[Source records]
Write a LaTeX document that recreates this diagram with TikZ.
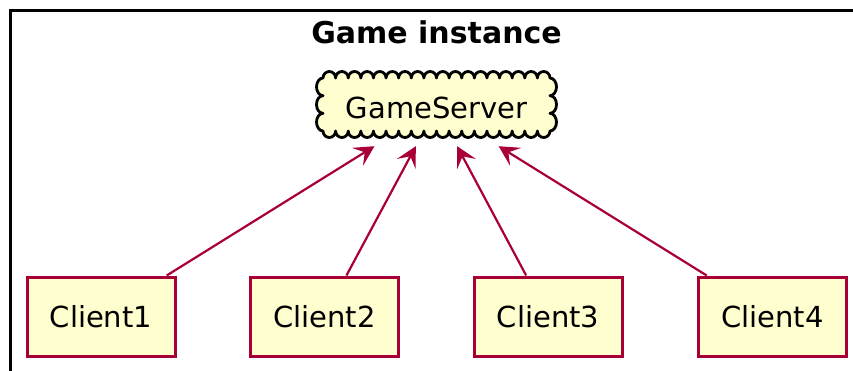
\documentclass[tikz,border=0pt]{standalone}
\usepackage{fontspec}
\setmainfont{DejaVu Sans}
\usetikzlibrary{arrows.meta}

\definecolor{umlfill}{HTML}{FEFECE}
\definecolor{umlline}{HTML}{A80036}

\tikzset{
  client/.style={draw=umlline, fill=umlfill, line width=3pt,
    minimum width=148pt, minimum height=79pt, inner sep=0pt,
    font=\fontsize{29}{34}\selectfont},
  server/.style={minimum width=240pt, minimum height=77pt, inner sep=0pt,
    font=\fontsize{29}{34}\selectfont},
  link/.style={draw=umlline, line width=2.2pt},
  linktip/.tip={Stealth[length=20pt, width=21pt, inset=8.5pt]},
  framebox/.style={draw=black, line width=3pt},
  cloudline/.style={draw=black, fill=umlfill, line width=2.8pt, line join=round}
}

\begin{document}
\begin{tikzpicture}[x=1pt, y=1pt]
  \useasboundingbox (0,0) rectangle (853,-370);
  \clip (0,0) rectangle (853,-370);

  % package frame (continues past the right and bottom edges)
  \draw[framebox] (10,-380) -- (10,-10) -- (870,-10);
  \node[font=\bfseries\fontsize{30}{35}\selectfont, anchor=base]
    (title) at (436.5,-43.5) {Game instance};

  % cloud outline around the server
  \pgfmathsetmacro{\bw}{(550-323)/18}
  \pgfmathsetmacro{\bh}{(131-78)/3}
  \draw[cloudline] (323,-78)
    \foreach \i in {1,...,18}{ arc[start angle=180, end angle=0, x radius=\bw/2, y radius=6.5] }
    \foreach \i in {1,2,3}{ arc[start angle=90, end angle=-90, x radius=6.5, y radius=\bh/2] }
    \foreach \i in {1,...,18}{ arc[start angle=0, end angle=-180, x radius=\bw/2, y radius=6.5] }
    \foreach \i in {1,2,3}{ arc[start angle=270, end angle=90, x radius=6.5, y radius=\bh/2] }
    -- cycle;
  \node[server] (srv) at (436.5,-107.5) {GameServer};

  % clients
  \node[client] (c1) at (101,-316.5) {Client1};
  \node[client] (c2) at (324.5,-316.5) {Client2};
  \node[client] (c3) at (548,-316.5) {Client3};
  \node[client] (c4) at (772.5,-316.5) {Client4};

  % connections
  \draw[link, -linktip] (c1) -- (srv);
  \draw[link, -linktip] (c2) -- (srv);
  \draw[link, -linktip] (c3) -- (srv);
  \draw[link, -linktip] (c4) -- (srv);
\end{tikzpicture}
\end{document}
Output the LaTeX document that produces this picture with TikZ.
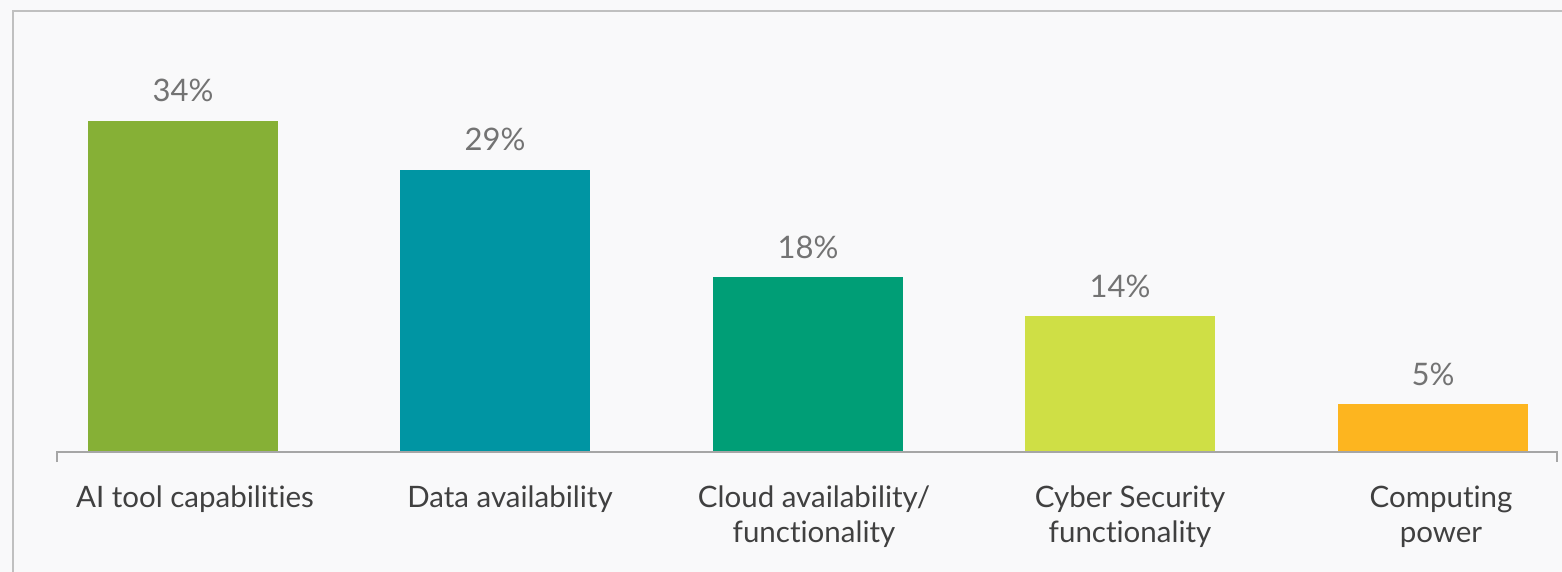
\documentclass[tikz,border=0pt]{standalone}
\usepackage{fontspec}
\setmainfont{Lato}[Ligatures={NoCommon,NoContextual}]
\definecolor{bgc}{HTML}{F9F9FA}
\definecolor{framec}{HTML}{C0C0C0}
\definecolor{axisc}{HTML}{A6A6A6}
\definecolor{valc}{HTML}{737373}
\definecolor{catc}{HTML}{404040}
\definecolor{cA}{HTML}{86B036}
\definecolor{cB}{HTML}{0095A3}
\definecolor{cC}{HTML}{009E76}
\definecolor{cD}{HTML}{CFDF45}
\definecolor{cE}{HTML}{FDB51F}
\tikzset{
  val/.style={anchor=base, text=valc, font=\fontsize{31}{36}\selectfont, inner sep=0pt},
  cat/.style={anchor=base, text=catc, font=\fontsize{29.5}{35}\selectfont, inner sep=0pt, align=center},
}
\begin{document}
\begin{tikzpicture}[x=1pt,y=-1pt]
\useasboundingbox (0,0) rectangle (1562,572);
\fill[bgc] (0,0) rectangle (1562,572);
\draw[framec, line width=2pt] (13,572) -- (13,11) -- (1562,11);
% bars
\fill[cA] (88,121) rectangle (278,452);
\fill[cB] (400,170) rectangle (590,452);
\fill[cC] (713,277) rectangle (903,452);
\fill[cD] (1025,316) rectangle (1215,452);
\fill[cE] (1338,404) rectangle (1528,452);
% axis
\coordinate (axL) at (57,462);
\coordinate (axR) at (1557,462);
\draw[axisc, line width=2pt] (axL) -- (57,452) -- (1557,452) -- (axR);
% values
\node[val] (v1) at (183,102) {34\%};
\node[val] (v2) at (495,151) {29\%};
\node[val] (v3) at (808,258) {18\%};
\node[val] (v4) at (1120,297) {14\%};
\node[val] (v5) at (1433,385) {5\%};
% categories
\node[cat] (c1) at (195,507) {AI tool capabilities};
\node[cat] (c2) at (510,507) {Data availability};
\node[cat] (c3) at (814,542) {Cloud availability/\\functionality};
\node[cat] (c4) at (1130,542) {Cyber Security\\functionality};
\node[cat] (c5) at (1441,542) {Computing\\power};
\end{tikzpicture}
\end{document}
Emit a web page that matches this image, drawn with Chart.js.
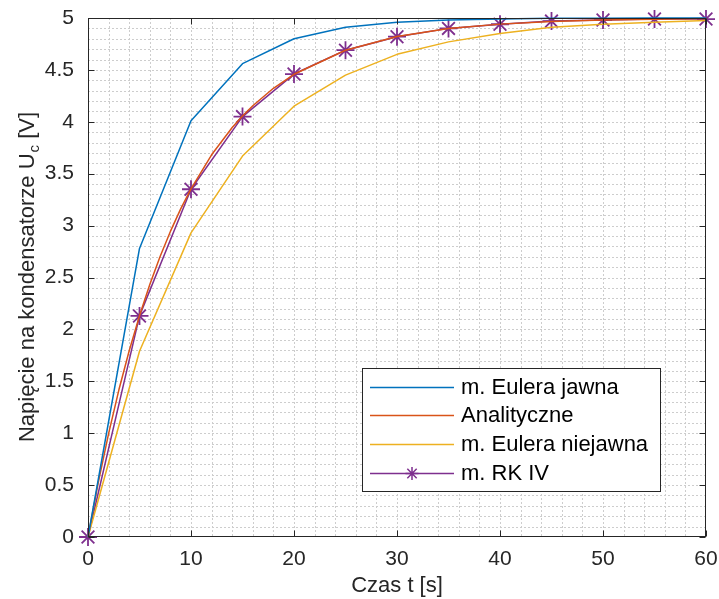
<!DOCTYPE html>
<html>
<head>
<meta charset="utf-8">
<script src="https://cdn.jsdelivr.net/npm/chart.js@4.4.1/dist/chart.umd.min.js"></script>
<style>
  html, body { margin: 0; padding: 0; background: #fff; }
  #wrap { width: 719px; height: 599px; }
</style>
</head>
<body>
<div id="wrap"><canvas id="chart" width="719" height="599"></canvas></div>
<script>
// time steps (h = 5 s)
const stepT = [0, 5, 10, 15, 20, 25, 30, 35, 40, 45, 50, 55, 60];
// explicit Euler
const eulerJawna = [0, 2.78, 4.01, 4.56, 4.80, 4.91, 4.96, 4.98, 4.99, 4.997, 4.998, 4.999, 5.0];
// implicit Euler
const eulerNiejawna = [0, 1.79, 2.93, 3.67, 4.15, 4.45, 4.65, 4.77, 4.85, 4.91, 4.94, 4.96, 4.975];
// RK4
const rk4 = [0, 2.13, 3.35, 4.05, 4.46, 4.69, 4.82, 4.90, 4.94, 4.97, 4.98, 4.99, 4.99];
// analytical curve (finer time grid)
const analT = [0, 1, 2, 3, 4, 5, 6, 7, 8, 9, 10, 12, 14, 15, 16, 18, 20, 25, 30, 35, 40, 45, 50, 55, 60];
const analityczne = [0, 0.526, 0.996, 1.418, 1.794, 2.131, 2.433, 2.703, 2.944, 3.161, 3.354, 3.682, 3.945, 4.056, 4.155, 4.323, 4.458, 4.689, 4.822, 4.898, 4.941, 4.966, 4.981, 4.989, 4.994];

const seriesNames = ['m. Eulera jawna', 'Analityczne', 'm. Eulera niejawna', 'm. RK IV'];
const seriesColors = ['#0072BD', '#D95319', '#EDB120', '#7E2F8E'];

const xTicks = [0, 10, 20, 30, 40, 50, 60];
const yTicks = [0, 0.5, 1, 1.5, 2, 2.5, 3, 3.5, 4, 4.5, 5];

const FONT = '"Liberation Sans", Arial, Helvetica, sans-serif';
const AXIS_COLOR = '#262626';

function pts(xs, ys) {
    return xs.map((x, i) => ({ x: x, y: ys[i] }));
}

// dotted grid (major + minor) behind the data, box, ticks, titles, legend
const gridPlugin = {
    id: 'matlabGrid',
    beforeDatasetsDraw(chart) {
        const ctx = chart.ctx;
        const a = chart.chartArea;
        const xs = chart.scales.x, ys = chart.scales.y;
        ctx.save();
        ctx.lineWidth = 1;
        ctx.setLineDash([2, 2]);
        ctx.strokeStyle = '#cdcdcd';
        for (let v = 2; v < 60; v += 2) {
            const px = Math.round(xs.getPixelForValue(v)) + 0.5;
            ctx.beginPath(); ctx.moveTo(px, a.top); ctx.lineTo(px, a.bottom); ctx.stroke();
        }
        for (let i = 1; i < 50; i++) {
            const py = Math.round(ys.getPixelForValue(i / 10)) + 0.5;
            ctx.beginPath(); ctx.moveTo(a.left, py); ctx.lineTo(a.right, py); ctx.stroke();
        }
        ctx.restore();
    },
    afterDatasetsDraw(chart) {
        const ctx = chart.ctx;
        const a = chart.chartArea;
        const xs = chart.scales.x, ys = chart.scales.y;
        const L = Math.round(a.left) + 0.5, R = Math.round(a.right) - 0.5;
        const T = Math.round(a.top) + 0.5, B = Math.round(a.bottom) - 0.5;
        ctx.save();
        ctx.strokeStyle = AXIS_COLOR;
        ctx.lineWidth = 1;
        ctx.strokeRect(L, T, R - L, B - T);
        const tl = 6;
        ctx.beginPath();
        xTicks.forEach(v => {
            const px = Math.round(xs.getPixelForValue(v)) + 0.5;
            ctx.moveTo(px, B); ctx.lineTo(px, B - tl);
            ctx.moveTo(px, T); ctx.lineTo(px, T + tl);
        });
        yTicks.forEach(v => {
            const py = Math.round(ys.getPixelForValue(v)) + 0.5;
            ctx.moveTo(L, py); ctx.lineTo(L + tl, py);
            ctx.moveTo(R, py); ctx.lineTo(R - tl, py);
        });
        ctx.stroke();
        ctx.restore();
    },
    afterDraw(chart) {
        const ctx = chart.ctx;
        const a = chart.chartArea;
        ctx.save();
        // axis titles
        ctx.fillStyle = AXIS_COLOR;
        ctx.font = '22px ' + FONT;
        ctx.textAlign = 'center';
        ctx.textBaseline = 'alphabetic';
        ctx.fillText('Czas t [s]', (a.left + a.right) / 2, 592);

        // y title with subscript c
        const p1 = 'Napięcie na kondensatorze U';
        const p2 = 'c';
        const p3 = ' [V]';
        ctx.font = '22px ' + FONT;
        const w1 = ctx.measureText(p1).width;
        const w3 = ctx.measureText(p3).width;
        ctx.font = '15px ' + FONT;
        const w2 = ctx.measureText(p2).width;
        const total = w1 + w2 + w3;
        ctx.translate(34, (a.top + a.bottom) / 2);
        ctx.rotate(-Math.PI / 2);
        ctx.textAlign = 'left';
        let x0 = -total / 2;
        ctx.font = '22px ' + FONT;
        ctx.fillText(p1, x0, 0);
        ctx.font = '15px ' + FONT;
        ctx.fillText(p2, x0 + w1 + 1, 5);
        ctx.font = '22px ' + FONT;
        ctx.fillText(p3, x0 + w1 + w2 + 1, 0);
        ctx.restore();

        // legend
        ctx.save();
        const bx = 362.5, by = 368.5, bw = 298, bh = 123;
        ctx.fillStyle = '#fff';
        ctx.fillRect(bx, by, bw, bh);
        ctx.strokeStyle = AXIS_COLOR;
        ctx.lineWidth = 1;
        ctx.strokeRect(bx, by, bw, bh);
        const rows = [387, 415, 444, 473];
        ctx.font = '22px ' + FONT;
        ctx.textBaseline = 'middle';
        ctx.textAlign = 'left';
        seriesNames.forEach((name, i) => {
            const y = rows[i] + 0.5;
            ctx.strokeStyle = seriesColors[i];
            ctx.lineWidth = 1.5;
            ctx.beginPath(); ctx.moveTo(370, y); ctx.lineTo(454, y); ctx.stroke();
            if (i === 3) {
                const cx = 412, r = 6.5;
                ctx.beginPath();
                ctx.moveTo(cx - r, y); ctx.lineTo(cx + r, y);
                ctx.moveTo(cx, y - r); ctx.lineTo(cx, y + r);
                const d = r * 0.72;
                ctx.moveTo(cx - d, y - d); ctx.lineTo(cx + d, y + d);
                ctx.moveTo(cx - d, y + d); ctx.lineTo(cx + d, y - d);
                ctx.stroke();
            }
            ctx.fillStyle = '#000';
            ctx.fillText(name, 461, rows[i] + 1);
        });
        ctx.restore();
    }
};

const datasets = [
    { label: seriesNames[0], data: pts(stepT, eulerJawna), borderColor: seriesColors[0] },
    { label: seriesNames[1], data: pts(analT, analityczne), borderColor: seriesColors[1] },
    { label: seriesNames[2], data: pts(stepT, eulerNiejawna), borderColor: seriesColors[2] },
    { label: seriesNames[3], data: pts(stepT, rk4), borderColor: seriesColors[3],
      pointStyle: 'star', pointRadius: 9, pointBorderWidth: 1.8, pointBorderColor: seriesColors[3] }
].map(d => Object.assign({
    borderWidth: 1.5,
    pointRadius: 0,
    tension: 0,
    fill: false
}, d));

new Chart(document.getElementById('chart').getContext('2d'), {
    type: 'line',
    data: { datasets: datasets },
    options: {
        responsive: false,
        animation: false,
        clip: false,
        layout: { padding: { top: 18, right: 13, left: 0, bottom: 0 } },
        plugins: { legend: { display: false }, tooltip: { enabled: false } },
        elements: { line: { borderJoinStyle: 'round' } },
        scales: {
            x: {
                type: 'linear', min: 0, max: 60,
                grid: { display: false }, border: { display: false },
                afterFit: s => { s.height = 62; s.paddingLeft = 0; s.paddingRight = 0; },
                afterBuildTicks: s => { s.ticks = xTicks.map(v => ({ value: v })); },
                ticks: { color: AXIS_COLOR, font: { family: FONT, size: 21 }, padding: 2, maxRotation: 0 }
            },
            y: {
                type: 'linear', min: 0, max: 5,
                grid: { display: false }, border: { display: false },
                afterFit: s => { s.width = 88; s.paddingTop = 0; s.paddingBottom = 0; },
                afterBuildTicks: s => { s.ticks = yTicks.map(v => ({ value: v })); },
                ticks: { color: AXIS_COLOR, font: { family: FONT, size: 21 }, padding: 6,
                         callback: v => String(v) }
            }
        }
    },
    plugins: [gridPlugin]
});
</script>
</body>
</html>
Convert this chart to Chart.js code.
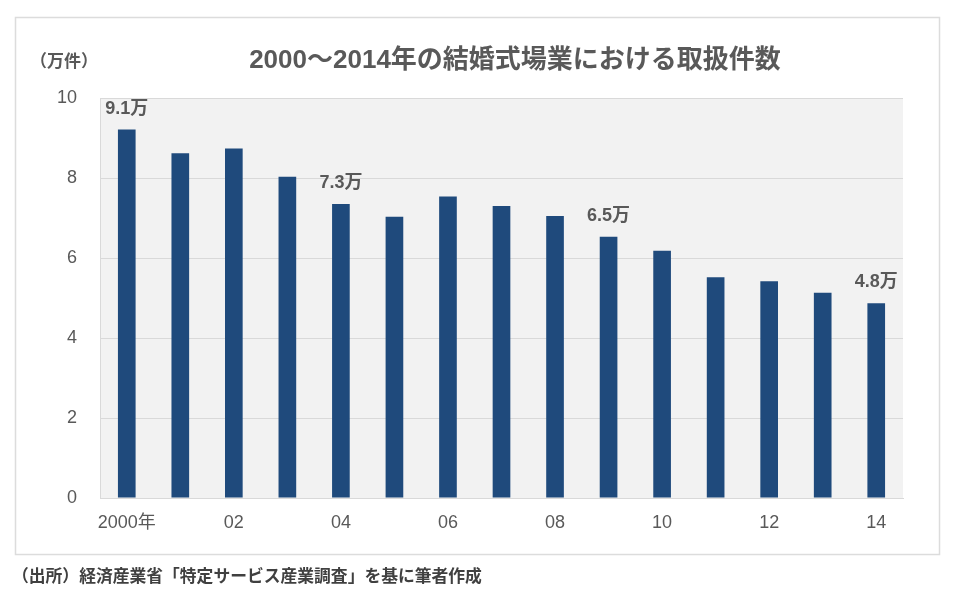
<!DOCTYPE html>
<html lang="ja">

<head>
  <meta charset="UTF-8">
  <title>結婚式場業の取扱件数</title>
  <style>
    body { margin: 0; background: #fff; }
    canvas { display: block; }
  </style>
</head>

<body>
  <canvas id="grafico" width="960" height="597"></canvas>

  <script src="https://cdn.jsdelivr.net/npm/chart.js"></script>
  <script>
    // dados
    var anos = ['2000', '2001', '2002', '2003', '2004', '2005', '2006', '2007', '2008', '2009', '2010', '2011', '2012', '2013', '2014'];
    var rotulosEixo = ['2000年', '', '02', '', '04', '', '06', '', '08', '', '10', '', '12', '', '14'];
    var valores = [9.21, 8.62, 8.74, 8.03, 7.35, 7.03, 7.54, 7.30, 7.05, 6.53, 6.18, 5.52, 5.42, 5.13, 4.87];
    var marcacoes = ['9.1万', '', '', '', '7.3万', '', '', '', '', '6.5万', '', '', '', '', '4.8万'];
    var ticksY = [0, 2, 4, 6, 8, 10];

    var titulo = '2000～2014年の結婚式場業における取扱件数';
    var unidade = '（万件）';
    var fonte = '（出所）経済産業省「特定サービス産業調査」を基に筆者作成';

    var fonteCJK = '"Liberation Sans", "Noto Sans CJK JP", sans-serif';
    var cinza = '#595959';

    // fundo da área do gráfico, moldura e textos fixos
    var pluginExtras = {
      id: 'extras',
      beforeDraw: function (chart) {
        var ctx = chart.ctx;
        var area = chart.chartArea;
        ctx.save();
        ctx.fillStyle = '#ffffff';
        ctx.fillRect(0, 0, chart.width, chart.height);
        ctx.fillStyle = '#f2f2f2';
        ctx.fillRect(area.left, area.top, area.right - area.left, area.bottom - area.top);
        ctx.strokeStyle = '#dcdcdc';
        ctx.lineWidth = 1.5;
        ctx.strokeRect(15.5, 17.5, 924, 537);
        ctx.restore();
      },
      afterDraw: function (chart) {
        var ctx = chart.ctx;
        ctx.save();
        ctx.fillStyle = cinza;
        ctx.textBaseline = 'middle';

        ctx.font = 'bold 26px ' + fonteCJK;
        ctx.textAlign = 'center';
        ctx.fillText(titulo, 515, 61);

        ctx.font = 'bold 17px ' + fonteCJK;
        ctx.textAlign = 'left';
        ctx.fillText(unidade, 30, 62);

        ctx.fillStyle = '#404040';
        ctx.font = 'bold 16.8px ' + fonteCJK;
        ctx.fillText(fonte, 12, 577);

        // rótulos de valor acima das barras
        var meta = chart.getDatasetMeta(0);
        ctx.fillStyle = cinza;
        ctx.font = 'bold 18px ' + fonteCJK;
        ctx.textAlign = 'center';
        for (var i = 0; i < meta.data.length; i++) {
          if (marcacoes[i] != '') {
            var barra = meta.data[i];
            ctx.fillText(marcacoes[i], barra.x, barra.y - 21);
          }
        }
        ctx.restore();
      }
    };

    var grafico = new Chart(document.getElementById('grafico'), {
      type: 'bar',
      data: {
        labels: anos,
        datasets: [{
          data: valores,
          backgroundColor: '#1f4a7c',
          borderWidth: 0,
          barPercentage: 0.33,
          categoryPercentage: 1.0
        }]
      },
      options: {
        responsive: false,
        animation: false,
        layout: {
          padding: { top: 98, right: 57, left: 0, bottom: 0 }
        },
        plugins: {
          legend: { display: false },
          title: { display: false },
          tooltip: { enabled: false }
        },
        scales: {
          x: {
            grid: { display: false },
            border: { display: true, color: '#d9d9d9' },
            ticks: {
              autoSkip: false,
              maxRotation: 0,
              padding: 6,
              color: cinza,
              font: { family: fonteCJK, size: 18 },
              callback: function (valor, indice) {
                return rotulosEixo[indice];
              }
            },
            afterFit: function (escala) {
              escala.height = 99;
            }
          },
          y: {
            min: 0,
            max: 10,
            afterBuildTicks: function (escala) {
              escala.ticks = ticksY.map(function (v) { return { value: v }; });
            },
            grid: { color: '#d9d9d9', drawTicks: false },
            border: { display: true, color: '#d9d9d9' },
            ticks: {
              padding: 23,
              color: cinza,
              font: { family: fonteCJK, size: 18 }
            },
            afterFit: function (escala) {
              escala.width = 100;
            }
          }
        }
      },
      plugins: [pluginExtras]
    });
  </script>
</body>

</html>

[What you will do] From the records above, pick out and copy each line holding the word "that".

[The result]
Write a LaTeX document that recreates this diagram with TikZ.
Output the LaTeX document that produces this picture with TikZ.
Emit a web page that matches this image, drawn with Chart.js.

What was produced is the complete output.